Esposito captures the flavor of the Victorian period in both the language and the attitudes of his characters. A discussion of Darwin’s then-new theory of evolution is both mildly amusing and very telling.
“Perhaps this extinction is the Lord’s will?” he said, pointing skywards. “Perhaps some creatures are not meant to survive through to Judgement Day?”
“It is a conundrum. I suspect many species of birds were lost from the islands before the arrival of Captain Cook,” he said, clasping his hands. “The particulars of these birds vanished with the forefathers of the Hawaiian people.”
Freeth scratched his beard. “Is it possible that you would kill the last bird of a species for the sake of science?”
Munro shrugged. “If a species cannot sustain itself, then it is doomed to failure anyway.”
“But what if it is not the fault of the species?”
“If one agrees with Darwin’s thoughts, then creatures have to adapt to changes in order to survive – or their species will be extinguished from our Earth.”

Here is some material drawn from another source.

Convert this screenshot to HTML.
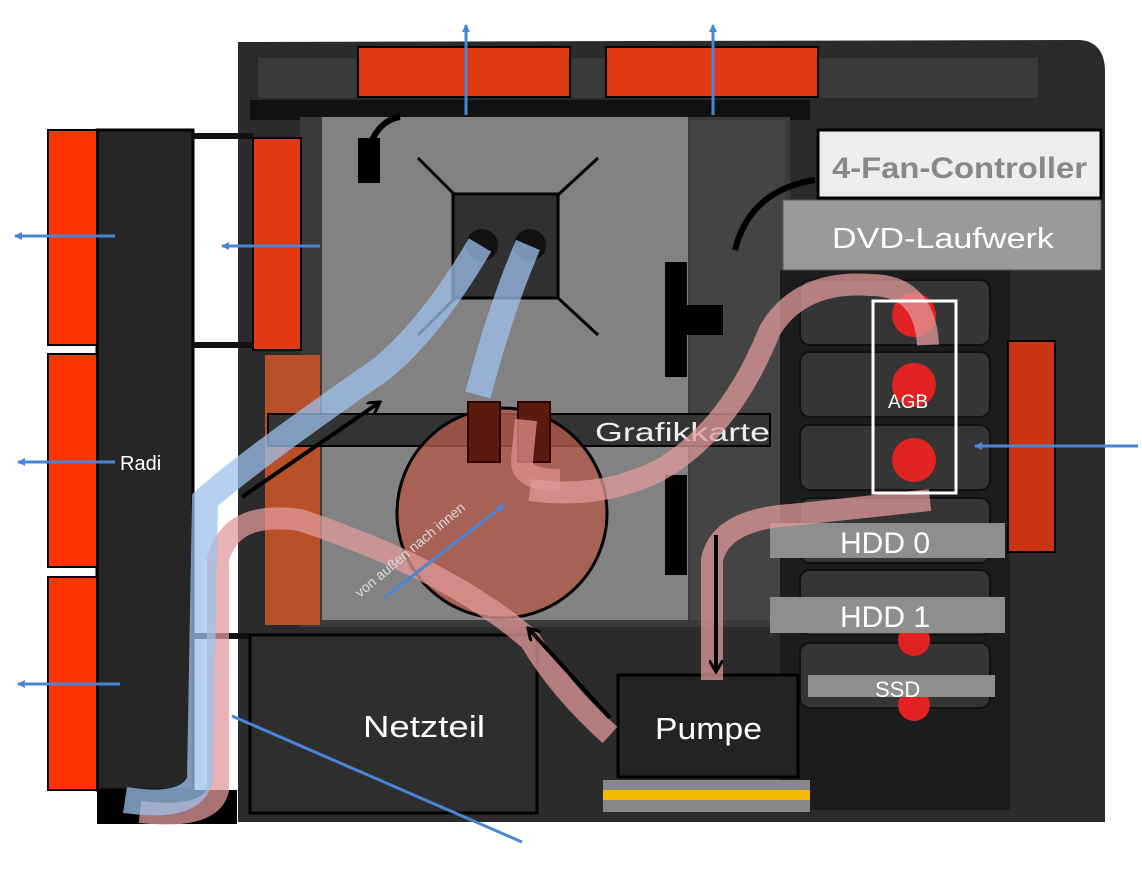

Freeth shook his head. “Is Mr Darwin saying that not everything the Lord has created is perfect? Perhaps this is the germ of a scandal?”
“It is a new theory,” he said, his face flustered. “All theories need their own evolution.”
“Not the Bible, George. The written word of The Lord has remained the same for two thousand years.”
Munro paused. “Perhaps it is an example of documenting evidence while it is still fresh?”
The book is smoothly written, well-edited and nicely formatted and has a lovely, professional looking cover. My only issue is that like so many books these days, this is only the first of a three-part series. This first installment was a beautifully told tale of greed, lust, and obsession alongside a sad and vanishing beauty. I just hope there is enough material here to keep the interest going for two more volumes.